The narrative’s turning points show how secrecy isolates—and how disclosure, however painful, restores clarity.

  • Hollis and Matthew’s Marriage: The novel opens with Hollis carrying the private knowledge that their union had already begun to fracture. That silent guilt propels the Five-Star Weekend and shapes every interaction that follows, as traced in the Chapter 1-5 Summary.

    Just before he left, he turned around. “You’ve changed,” he said, then sighed. “And we’ve changed.” He stepped out into the snow, closing the door behind him. The line crystallizes the emotional distance neither names; by refusing to articulate it, they let the rupture harden into a secret that haunts the living.

  • Gigi’s Hidden Identity: Gigi befriends Hollis under false pretenses, seeking proximity to the life her affair endangered. Her deception forces the novel to examine betrayal not as a single act but as a sustained performance—and whether remorse can ever balance the books.

    Gigi feels like a villain of literary proportions. She’s Lady Macbeth. She’s the narrator from “The Tell-Tale Heart.” Her guilt pounds in her ears, stains her skin. How can the others not see it, hear it? The allusions underline her self-awareness: she knows she’s living inside a lie, and the pressure of concealment becomes its own punishment.

  • Tatum’s Health Scare: Tatum withholds news of her biopsy out of pride and fear, creating a rift in a friendship that once felt unbreakable, as shown in the Chapter 21-25 Summary. When Kyle reveals the truth, the exposure stings—but it also restores intimacy by replacing speculation with solidarity. The moment shows secrecy as a barrier to the care she actually needs.

  • Dru-Ann’s Professional Ruin: Dru-Ann arrives performing breezy success while hiding that she’s been “canceled,” a denial charted in the Chapter 6-10 Summary.
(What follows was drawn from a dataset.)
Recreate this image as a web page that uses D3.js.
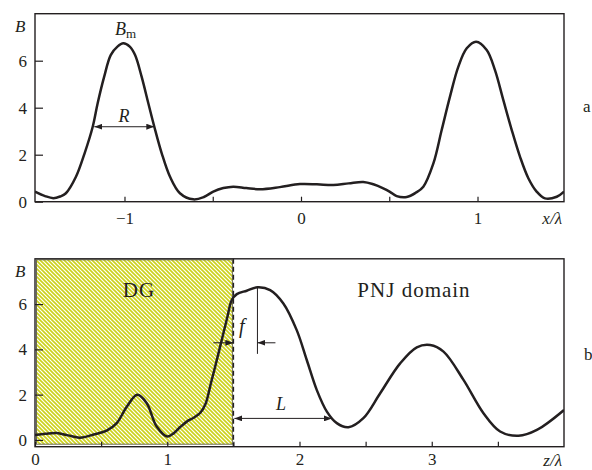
<!DOCTYPE html>
<html>
<head>
<meta charset="utf-8">
<title>B profiles</title>
<style>
  body { margin: 0; background: #fff; }
  svg { display: block; }
  text { font-family: "Liberation Serif", "Times New Roman", serif; fill: #231f20; }
  .tick line { stroke: #231f20; stroke-width: 1.2; }
  .tick text { font-size: 17px; }
  .curve { fill: none; stroke: #231f20; stroke-width: 2.5; stroke-linejoin: round; }
  .frame { fill: none; stroke: #231f20; stroke-width: 1.4; }
  .ann { stroke: #231f20; stroke-width: 1; fill: none; }
  .it { font-style: italic; }
</style>
</head>
<body>
<svg id="chart" width="592" height="470"></svg>
<script src="https://d3js.org/d3.v7.min.js"></script>
<script>
// panel a: B versus x/lambda
const xA = [-1.507, -1.45, -1.403, -1.365, -1.332, -1.275, -1.226, -1.18, -1.152, -1.115, -1.078, -1.04,
  -1.007, -0.97, -0.94, -0.903, -0.865, -0.831, -0.789, -0.742, -0.686, -0.61, -0.55, -0.497, -0.44,
  -0.384, -0.31, -0.232, -0.12, -0.006, 0.09, 0.183, 0.27, 0.353, 0.41, 0.466, 0.504, 0.542, 0.599,
  0.65, 0.693, 0.75, 0.797, 0.844, 0.891, 0.939, 0.992, 1.052, 1.099, 1.146, 1.194, 1.241, 1.288,
  1.335, 1.382, 1.449, 1.49];
const bA = [0.43, 0.24, 0.15, 0.22, 0.36, 1.06, 2.06, 3.19, 4.19, 5.32, 6.24, 6.6,
  6.74, 6.6, 6.24, 5.32, 4.19, 3.19, 2.06, 1.06, 0.36, 0.10, 0.2, 0.43, 0.58,
  0.64, 0.58, 0.53, 0.62, 0.75, 0.74, 0.71, 0.78, 0.84, 0.74, 0.57, 0.42, 0.24, 0.20,
  0.38, 0.64, 1.63, 3.05, 4.47, 5.74, 6.53, 6.81, 6.46, 5.6, 4.33, 3.05, 1.91, 1.0,
  0.43, 0.14, 0.21, 0.43];

// panel b: B versus z/lambda
const zB = [0, 0.08, 0.164, 0.25, 0.34, 0.45, 0.542, 0.618, 0.694, 0.774, 0.845, 0.92, 1.0, 1.05,
  1.1, 1.15, 1.2, 1.25, 1.29, 1.33, 1.362, 1.412, 1.455, 1.488, 1.526, 1.601, 1.682, 1.778,
  1.878, 1.979, 2.055, 2.131, 2.207, 2.282, 2.37, 2.483, 2.61, 2.761, 2.887, 2.988, 3.089, 3.24,
  3.391, 3.517, 3.656, 3.795, 4.0];
const bB = [0.22, 0.27, 0.30, 0.2, 0.10, 0.25, 0.41, 0.74, 1.47, 1.99, 1.62, 0.59, 0.15, 0.3,
  0.58, 0.82, 0.98, 1.2, 1.6, 2.5, 3.23, 4.41, 5.44, 6.18, 6.44, 6.59, 6.74, 6.62,
  6.03, 4.85, 3.53, 2.2, 1.25, 0.74, 0.56, 0.96, 2.06, 3.38, 4.09, 4.19, 3.9, 2.65,
  1.18, 0.37, 0.18, 0.44, 1.32];

const xTicksA = [-1, -0.5, 0, 0.5, 1];
const yTicksA = [0, 2, 4, 6];
const xTicksB = [0, 0.5, 1, 1.5, 2, 2.5, 3, 3.5];
const yTicksB = [0, 2, 4, 6];

const dgEnd = 1.5;                     // end of the DG region
const rSpan = [-1.171, -0.831, 3.19];  // R arrow: from, to, at B
const fSpan = [1.5, 1.682, 4.29];      // f: dashed line to peak, at B
const lSpan = [1.5, 2.245, 0.95];      // L arrow

const svg = d3.select('#chart');
const left = 35, right = 564;

const defs = svg.append('defs');
const pat = defs.append('pattern')
  .attr('id', 'hatch').attr('patternUnits', 'userSpaceOnUse')
  .attr('width', 4).attr('height', 4);
pat.append('rect').attr('width', 4).attr('height', 4).attr('fill', '#fff');
pat.append('path').attr('d', 'M-1,-1L5,5M-1,3L1,5M3,-1L5,1')
  .attr('stroke', '#cdd21a').attr('stroke-width', 1.6);

function arrowHead(id, dir) {
  defs.append('marker').attr('id', id)
    .attr('viewBox', '0 -3 8 6').attr('refX', 8).attr('refY', 0)
    .attr('markerWidth', 8).attr('markerHeight', 6)
    .attr('markerUnits', 'userSpaceOnUse')
    .attr('orient', dir)
    .append('path').attr('d', 'M0,-3L8,0L0,3Z').attr('fill', '#231f20');
}
arrowHead('head', 'auto');
arrowHead('headStart', 'auto-start-reverse');

function panel(g, x, y, xt, yt, xs, ys, xLabel, clipId, pad, labelDy) {
  const top = y.range()[1], bottom = y.range()[0];
  defs.append('clipPath').attr('id', clipId).append('rect')
    .attr('x', left).attr('y', top).attr('width', right - left).attr('height', bottom - top);

  g.append('g').attr('transform', `translate(0,${bottom})`)
    .call(d3.axisBottom(x).tickValues(xt).tickSizeInner(-5).tickSizeOuter(0).tickPadding(pad)
      .tickFormat(d => Number.isInteger(d) ? d3.format('')(d) : ''))
    .call(a => a.select('.domain').remove());
  g.append('g').attr('transform', `translate(${left},0)`)
    .call(d3.axisLeft(y).tickValues(yt).tickSizeInner(-8).tickSizeOuter(0).tickPadding(8))
    .call(a => a.select('.domain').remove());

  const line = d3.line().x((d, i) => x(xs[i])).y((d, i) => y(ys[i])).curve(d3.curveCatmullRom.alpha(0.5));
  g.append('rect').attr('class', 'frame')
    .attr('x', left).attr('y', top).attr('width', right - left).attr('height', bottom - top);

  g.append('text').attr('class', 'it').attr('x', 15).attr('y', top + 18).attr('font-size', 17).text('B');
  g.append('text').attr('class', 'it').attr('x', 562).attr('y', bottom + labelDy)
    .attr('text-anchor', 'end').attr('font-size', 17).text(xLabel);

  return () => g.append('path').attr('class', 'curve').attr('clip-path', `url(#${clipId})`)
    .attr('d', line(xs));
}

// ---------- panel a ----------
const xa = d3.scaleLinear().domain([-1.507, 1.49]).range([left, right]);
const ya = d3.scaleLinear().domain([0, 8]).range([201.7, 13.7]);
const ga = svg.append('g');
const drawA = panel(ga, xa, ya, xTicksA, yTicksA, xA, bA, 'x/λ', 'clipA', 10, 22.5);
drawA();

ga.append('line').attr('class', 'ann')
  .attr('x1', xa(rSpan[0])).attr('x2', xa(rSpan[1]))
  .attr('y1', ya(rSpan[2])).attr('y2', ya(rSpan[2]))
  .attr('marker-start', 'url(#headStart)').attr('marker-end', 'url(#head)');
ga.append('text').attr('class', 'it').attr('x', 124).attr('y', 121.5)
  .attr('text-anchor', 'middle').attr('font-size', 18).text('R');
const bm = ga.append('text').attr('x', 115).attr('y', 35).attr('font-size', 18);
bm.append('tspan').attr('class', 'it').text('B');
bm.append('tspan').attr('font-size', 13).attr('dy', 3).text('m');
ga.append('text').attr('x', 583).attr('y', 111.5).attr('font-size', 17).text('a');

// ---------- panel b ----------
const xb = d3.scaleLinear().domain([0, 4]).range([left, right]);
const yb = d3.scaleLinear().domain([-0.3, 8]).range([446.7, 258.8]);
const gb = svg.append('g');

gb.append('rect')
  .attr('x', xb(0) + 1.5).attr('y', yb(8) + 1)
  .attr('width', xb(dgEnd) - xb(0) - 2.5).attr('height', yb(-0.3) - yb(8) - 3.5)
  .attr('fill', 'url(#hatch)').attr('stroke', '#6b6b50').attr('stroke-width', 1);

const drawB = panel(gb, xb, yb, xTicksB, yTicksB, zB, bB, 'z/λ', 'clipB', 6.5, 18.8);

gb.append('line')
  .attr('x1', xb(dgEnd)).attr('x2', xb(dgEnd))
  .attr('y1', yb(8)).attr('y2', yb(-0.3))
  .attr('stroke', '#231f20').attr('stroke-width', 1.5).attr('stroke-dasharray', '5,3');

drawB();

// f annotation
gb.append('line').attr('class', 'ann')
  .attr('x1', xb(fSpan[1])).attr('x2', xb(fSpan[1]))
  .attr('y1', yb(6.74)).attr('y2', yb(3.8));
gb.append('line').attr('class', 'ann')
  .attr('x1', xb(fSpan[0]) - 20).attr('x2', xb(fSpan[0]))
  .attr('y1', yb(fSpan[2])).attr('y2', yb(fSpan[2]))
  .attr('marker-end', 'url(#head)');
gb.append('line').attr('class', 'ann')
  .attr('x1', xb(fSpan[1]) + 18).attr('x2', xb(fSpan[1]))
  .attr('y1', yb(fSpan[2])).attr('y2', yb(fSpan[2]))
  .attr('marker-end', 'url(#head)');
gb.append('text').attr('class', 'it').attr('x', 239).attr('y', 333).attr('font-size', 20).text('f');

// L annotation
gb.append('line').attr('class', 'ann')
  .attr('x1', xb(lSpan[0]) + 1).attr('x2', xb(lSpan[1]))
  .attr('y1', yb(lSpan[2])).attr('y2', yb(lSpan[2]))
  .attr('marker-start', 'url(#headStart)').attr('marker-end', 'url(#head)');
gb.append('text').attr('class', 'it').attr('x', 276).attr('y', 410).attr('font-size', 18).text('L');

gb.append('text').attr('x', 139).attr('y', 296.5).attr('text-anchor', 'middle')
  .attr('font-size', 21).attr('letter-spacing', 1).text('DG');
gb.append('text').attr('x', 414).attr('y', 296.5).attr('text-anchor', 'middle')
  .attr('font-size', 21).attr('letter-spacing', 1).text('PNJ domain');
gb.append('text').attr('x', 584).attr('y', 360).attr('font-size', 17).text('b');
</script>
</body>
</html>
Her front shields vulnerability but also isolates her, making genuine support impossible. Only by naming her fall does she begin to recover agency.

  • Hollis’s Childhood Deception: A college-era lie—pretending her deceased mother was still alive—reveals how early Hollis learned to curate a “normal” life, as explored in the Chapter 26-30 Summary. The habit becomes her adult brand strategy, showing continuity between personal survival tactics and public performance. The cost, then and now, is authenticity.


Character Connections

Hollis Shaw embodies the theme’s central paradox: she designs a faultless weekend to control the narrative of her loss, yet the very polish prevents real mourning. Her arc strips away the “Hungry with Hollis” veneer until she can claim grief and desire without apology, trading admiration for honesty.

Gigi Ling personifies deception as both seduction and self-betrayal. By placing herself in Hollis’s inner circle, she commits the deepest violation of trust, yet her palpable guilt complicates easy condemnation. The novel uses her to ask whether confession and steadfastness after exposure can seed a path to forgiveness.

Matthew Madden’s posthumous presence keeps the plot’s fuses lit. His affair reframes the marriage Hollis thought she had, forcing her to reinterpret memories and confront how mutual omissions—his infidelity, her curated detachment—eroded their intimacy long before the crash.

Tatum, Dru-Ann, and Brooke enact distinct motives for secrecy: fear of burdening others, pride that resists vulnerability, and internalized denial about identity and marriage. Their disclosures don’t fix everything, but they recalibrate the friendships, proving that intimacy is a practice of telling the whole story, not just the flattering parts.

Caroline Shaw-Madden plays truth-teller and hypocrite at once. Her documentary impulse exposes the fissures in everyone else’s lives, while her own hidden affair reveals how the desire to witness truth doesn’t exempt one from the temptation to distort it. She shows how the ethics of disclosure are messiest at home.


Symbolic Elements

The Five-Star Weekend itinerary stands for the seductive order of a good lie: planned, polished, and designed to keep chaos at bay. As reality intrudes, the schedule’s rigidity highlights how control depends on concealment—and how truth thrives in unscripted spaces.

First Light, Hollis’s home, promises illumination in its name. Over the weekend, it becomes a literal container where secrets surface at dawn, suggesting that healing requires bringing private shadows into shared light.

The Twist, the guesthouse where Dru-Ann stays, winks at the narrative’s misdirections. Even the rubber snake in her bed operates as a playful feint that anticipates the story’s larger reveals, reminding us that surprises—comic or devastating—are the natural consequence of what’s kept hidden.


Contemporary Relevance

In a culture of curated feeds and personal brands, the novel’s critique lands squarely. “Hungry with Hollis” mirrors the way digital personas can mask grief, strain, and ambivalence, winning applause while starving relationships of truth. The story argues for vulnerability as an ethical choice: connection depends on telling the unflattering, unmarketable parts of our lives. In an era that rewards performance, it’s a timely call to practice candor—even when it complicates the story we’d rather tell.


Essential Quote

“You’ve changed,” he said, then sighed. “And we’ve changed.”

This brief exchange encapsulates the novel’s core: the unspoken acknowledgment of distance that neither Hollis nor Matthew names aloud. By letting the observation end at the door, the couple converts recognition into secrecy—and that unsaid truth becomes the fault line the entire weekend must finally expose.